Escribir esta columna, sabiendo que es la última que se publica impresa, me trae un infinito sabor de derrota. He hecho mi ya larga vida escribiendo para que me lean lo que en el papel se podía imprimir.
Con mis libros ha sido un aprendizaje lleno de logros y satisfacciones que no cesan en la esperanza de que siendo digitalizado al futuro evadiré la batalla perdida. Pero con este oficio periodístico me asaltan los recuerdos y me lleno de la melancolía que a los viejos derrotados termina por silenciarnos.
No puedo olvidar entonces aquél ya remoto día del fatídico año de 1989 cuando las balas asesinas cegaron la vida de José Espejo, el director y propietario de este semanario. Yo era alcalde y como no había dejado de ser columnista en varios diarios del país, su asesinato me recrudecía riesgos y pesimismos. Decidí entonces que debía darle todo mi apoyo a Nilsa López, su viuda, buscando que el semanario tan vital para Tuluá no muriera.
La vimos orgullosos aprender desde el oficio de escribir hasta el de rebuscadora de la pauta publicitaria para sostener su edición, lo que llevó a ir construyendo una amistad tan valiosa para mí como resultó enorgullecedor escribir tantas columnas para sus ediciones. Tampoco puedo olvidar el apoyo que me significó este semanario impreso el día que las máquinas feudales de la burguesía caleña pretendieron aniquilarme cuando fui gobernador del departamento.

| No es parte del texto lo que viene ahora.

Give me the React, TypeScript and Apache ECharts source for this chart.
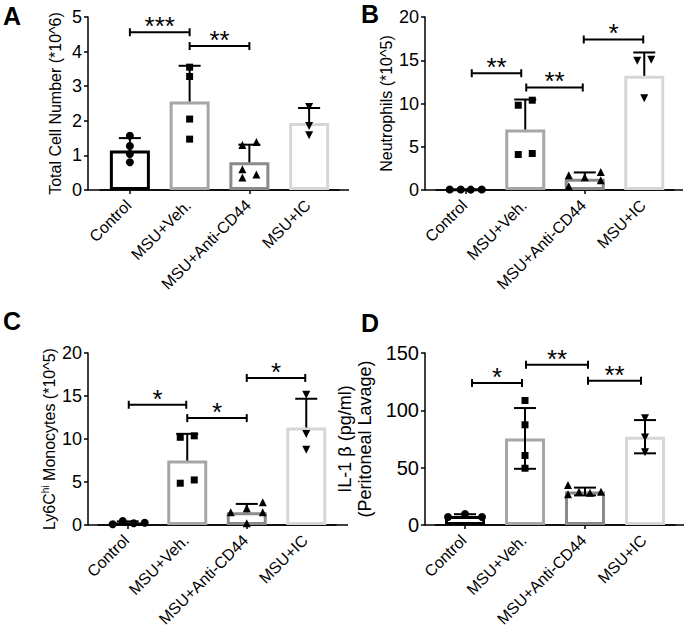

Contando con la complicidad del silencio de su directora y propietaria, publiqué cada sábado la columna que firmaba Marcianita Barona, mi personaje de novela, y que escribía desde el reclusorio donde me encerraron. Y ni en ese momento ni hoy, cuando el reconocimiento de mis lectores me envuelve en el respeto, he dejado de sentirme parte de El Tabloide y, por ende de ejercer de vigilante crítico de la comarca. Lo que nunca pensé era que me tocara hasta este ingrato oficio de ver morir los periódicos y mucho menos El Tabloide. Quizás he vivido demasiado.